SF State experts say this mixture of muckraking and narrative styling transformed journalism for years to come and can be seen in modern publications and media.

SF State Humanities Lecturer Peter Richardson’s book, “A Bomb in Every Issue,” chronicles Ramparts magazine, which began as a Catholic quarterly in 1962. By 1967 the publication was breaking major stories on Vietnam, the CIA and the Black Panthers. It took leftist politics and merged it with celebrity culture. It ran stories the mainstream media wouldn’t touch and then publicized it a way that the mainstream media couldn’t ignore, Richardson said. The magazine eventually folded in 1975, but former employees went on to found Rolling Stone and Mother Jones magazines — which still carry that muckraking and independent spirit.

Professor of English Language and Literature Geoffrey Green said “new journalism” is often associated with the Summer of Love even though it began much earlier with non-Summer of Love subject matter. “The new journalism was a sense that you could cover a story but do so with an artistic individuality that transformed it into a literary statement,” he said. 

All nonfiction inherently has that subjectivity, Green said. “Every biography, if it’s any good, the biographer has formed a kind of shape or contour that gives it life,” he said. Without a particular perspective it would be seen as a shapeless chronology and if it’s only slant then it becomes a polemic, he added.

“What new journalism does is take that sense of a narrative subjectivity and features it and brings it out. Norman Mailer does this in ‘Why Are We in Vietnam?’” Green said. “New journalism eventually merges with cultural media.

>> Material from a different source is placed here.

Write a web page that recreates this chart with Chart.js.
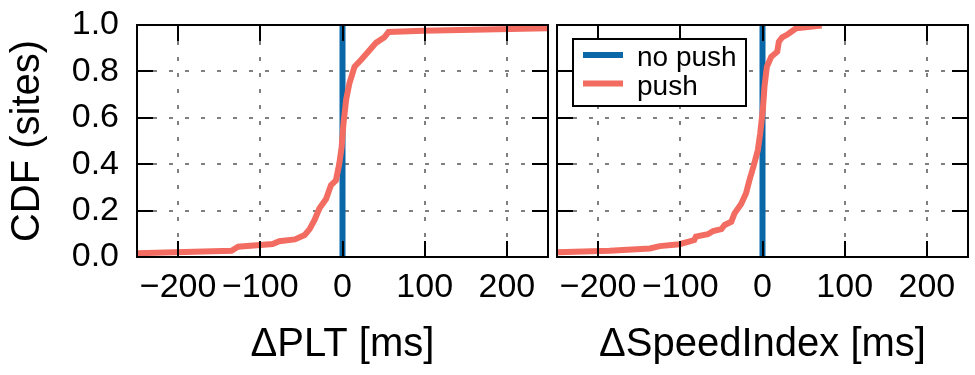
<!DOCTYPE html>
<html><head><meta charset="utf-8">
<script src="https://cdn.jsdelivr.net/npm/chart.js@4/dist/chart.umd.min.js"></script>
<style>
html,body{margin:0;padding:0;background:#fff;}
#wrap{position:relative;width:975px;height:375px;overflow:hidden;}
#c1{position:absolute;left:0;top:0;}
#c2{position:absolute;left:552px;top:0;}
</style></head><body>
<div id="wrap">
<canvas id="c1" width="552" height="375"></canvas>
<canvas id="c2" width="423" height="375"></canvas>
</div>
<script>
// ---- data ----
const xTickValues = [-200, -100, 0, 100, 200];
const yTickValues = [0, 0.2, 0.4, 0.6, 0.8, 1.0];
const seriesNames = ['no push', 'push'];
const panelTitles = ['\u0394PLT [ms]', '\u0394SpeedIndex [ms]'];
const yTitle = 'CDF (sites)';

// Delta PLT panel
const pltNoPushX = [0, 0];
const pltNoPushY = [0, 1];
const pltPushX = [-250, -135, -127, -85, -77, -58, -46, -40, -34, -28, -20, -14, -8, -4, -1, 1.2, 4.5, 8.5, 14.6, 22.7, 35, 41, 51, 56, 98, 250];
const pltPushY = [0.016, 0.027, 0.044, 0.056, 0.068, 0.076, 0.095, 0.12, 0.16, 0.21, 0.25, 0.31, 0.33, 0.40, 0.475, 0.576, 0.68, 0.75, 0.82, 0.85, 0.90, 0.924, 0.947, 0.97, 0.975, 0.986];

// Delta SpeedIndex panel
const siNoPushX = [0, 0];
const siNoPushY = [0, 1];
const siPushX = [-250, -186, -137, -125, -101, -83, -81, -66.5, -60, -50, -46, -38, -34, -26, -20, -16, -11, -5.7, -2.8, 0.4, 2.4, 5.3, 10.6, 17.9, 19.9, 24, 30.8, 41, 72];
const siPushY = [0.02, 0.027, 0.037, 0.047, 0.055, 0.073, 0.088, 0.098, 0.112, 0.12, 0.138, 0.152, 0.188, 0.228, 0.275, 0.33, 0.39, 0.46, 0.533, 0.634, 0.734, 0.82, 0.863, 0.885, 0.928, 0.947, 0.96, 0.986, 0.998];

// ---- styling ----
const BLUE = '#0a67a8';
const RED = '#f26c62';
const FONT = '"Liberation Sans", Arial, sans-serif';
const GRID = '#808080';

function pts(xs, ys) { return xs.map((x, i) => ({ x: x, y: ys[i] })); }
function fmtX(v) { return v < 0 ? '\u2212' + (-v) : String(v); }
function noPad(s) { s.paddingLeft = 0; s.paddingRight = 0; s.paddingTop = 0; s.paddingBottom = 0; }

const framePlugin = {
  id: 'frame',
  afterDraw(chart, args, opts) {
    const ctx = chart.ctx, a = chart.chartArea, sx = chart.scales.x, sy = chart.scales.y;
    const L = 16;
    ctx.save();
    ctx.strokeStyle = '#000';
    ctx.lineWidth = 2;
    ctx.beginPath();
    sx.ticks.forEach(t => {
      const px = Math.round(sx.getPixelForValue(t.value));
      ctx.moveTo(px, a.top); ctx.lineTo(px, a.top + L);
      ctx.moveTo(px, a.bottom); ctx.lineTo(px, a.bottom - L);
    });
    sy.ticks.forEach(t => {
      const py = Math.round(sy.getPixelForValue(t.value));
      ctx.moveTo(a.left, py); ctx.lineTo(a.left + L, py);
      ctx.moveTo(a.right, py); ctx.lineTo(a.right - L, py);
    });
    ctx.stroke();
    ctx.strokeRect(a.left, a.top, a.right - a.left, a.bottom - a.top);

    if (opts && opts.legend) {
      const x0 = a.left + 16, y0 = a.top + 14, w = 173, h = 67;
      ctx.fillStyle = '#fff';
      ctx.fillRect(x0, y0, w, h);
      ctx.lineWidth = 2;
      ctx.strokeStyle = '#000';
      ctx.strokeRect(x0, y0, w, h);
      chart.data.datasets.forEach((ds, i) => {
        const cy = y0 + 16 + i * 28.5;
        ctx.strokeStyle = ds.borderColor;
        ctx.lineWidth = 6;
        ctx.beginPath();
        ctx.moveTo(x0 + 10, cy); ctx.lineTo(x0 + 50, cy);
        ctx.stroke();
        ctx.fillStyle = '#000';
        ctx.font = '28px ' + FONT;
        ctx.textBaseline = 'middle';
        ctx.textAlign = 'left';
        ctx.fillText(ds.label, x0 + 64, cy + 3.5);
      });
    }
    ctx.restore();
  }
};

function makeChart(id, nx, ny, px, py, xTitle, showY, legend, padRight, yWidth) {
  return new Chart(document.getElementById(id), {
    type: 'line',
    data: {
      datasets: [
        { label: seriesNames[0], data: pts(nx, ny), borderColor: BLUE, backgroundColor: BLUE, borderWidth: 6, pointRadius: 0, tension: 0, order: 2 },
        { label: seriesNames[1], data: pts(px, py), borderColor: RED, backgroundColor: RED, borderWidth: 6, pointRadius: 0, tension: 0, order: 1 }
      ]
    },
    options: {
      responsive: false,
      animation: false,
      events: [],
      layout: { padding: { left: 0, right: padRight, top: 25, bottom: 0 } },
      plugins: { legend: { display: false }, tooltip: { enabled: false }, frame: { legend: legend } },
      scales: {
        x: {
          type: 'linear', min: -250, max: 250, z: 1,
          afterBuildTicks(s) { s.ticks = xTickValues.map(v => ({ value: v })); },
          afterFit(s) { s.height = 118; noPad(s); },
          grid: { color: GRID, lineWidth: 2, drawTicks: false },
          border: { display: false, dash: [4, 12] },
          ticks: { autoSkip: false, maxRotation: 0, minRotation: 0, padding: 10, color: '#000', font: { family: FONT, size: 34 }, callback: v => fmtX(v) },
          title: { display: true, text: xTitle, color: '#000', font: { family: FONT, size: 40 }, padding: { top: 0, bottom: 6 } }
        },
        y: {
          type: 'linear', min: 0, max: 1, z: 1,
          afterBuildTicks(s) { s.ticks = yTickValues.map(v => ({ value: v })); },
          afterFit(s) { s.width = yWidth; noPad(s); },
          grid: { color: GRID, lineWidth: 2, drawTicks: false },
          border: { display: false, dash: [4, 12] },
          ticks: { display: showY, autoSkip: false, padding: 18, color: '#000', font: { family: FONT, size: 34 }, callback: v => Number(v).toFixed(1) },
          title: { display: showY, text: yTitle, color: '#000', font: { family: FONT, size: 40 }, padding: { top: 4, bottom: 0 } }
        }
      }
    },
    plugins: [framePlugin]
  });
}

makeChart('c1', pltNoPushX, pltNoPushY, pltPushX, pltPushY, panelTitles[0], true, false, 4, 137);
makeChart('c2', siNoPushX, siNoPushY, siPushX, siPushY, panelTitles[1], false, true, 7, 5);
</script>
</body></html>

We see it forming a kind of journalism representing the counter culture, like Rolling Stone magazine.”

Today, that subjectivity can be seen in blogs and in online journals like Slate, Salon and Politico, Green added. “We can see that in Anderson Cooper being so moved by what he sees in Haiti or after Hurricane Katrina and he can no longer be an old school journalist and has to introduce a degree of individuality into the reportage,” he said.